建設業は独自の特色がある業種ですので、様々な数字の管理が重要になります。しかし倒産に追い込まれる建設業の多くは、会計管理や工期、外注に対しての意識が低い傾向にあると言えるでしょう。意識が低いことが、資金繰りの失敗を招き、お金が回らなくなって倒産してしまいます。


資金繰りが苦しいから赤字現場でも受注する
資金繰りが厳しいことから工事代金の前受金を目的に赤字現場でも受注してしまえば当然マイナスという結果になります。お金が入金されても人件費などを支払うことになり、業者に対して支払えない状況になるからです。
銀行から融資を受けてまかなうにも限界がありますし、いずれは追加融資できなくなり資金繰りが停止してしまうでしょう。また、支払手形の支払日は何か月後になることも管理が甘くなる要因です。


建設業が倒産すると…
倒産といっても、破産・民事再生等の裁判上の手続なのか、債務者の財産関係を整理する私的整理なのか、様々です。
仮に建設業者が破産という方法を取った場合には、破産開始手続の開始が決定となり破産管財人主導のもとで手続が進んでいきます。
既に工事代金が完済されている工事を請負中に未完成の状態で破産してしまった場合、工事が完成保証制度に加入していれば別業者で工事を引き継ぐことができます。
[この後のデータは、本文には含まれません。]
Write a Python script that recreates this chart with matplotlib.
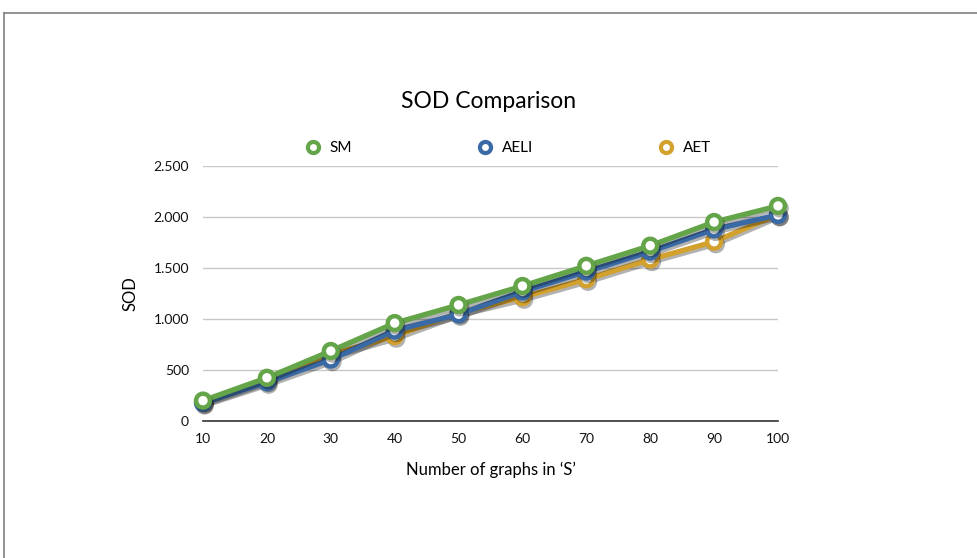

しかし加入していなければ残りの工事は自己負担させてしまうことになります。


倒産しないために必要なこと
このように建設業が倒産することは、そこで働く人だけでなく、工事を依頼してくれた人にも迷惑をかけることになります。
現在資金繰りが上手くいっているのか、結果として利益を残せているかを常に意識しておくことが倒産を回避するための一歩になります。
まずは数字の管理がしっかりとできているかを再確認し、倒産という最悪の状況を回避するようにしましょう。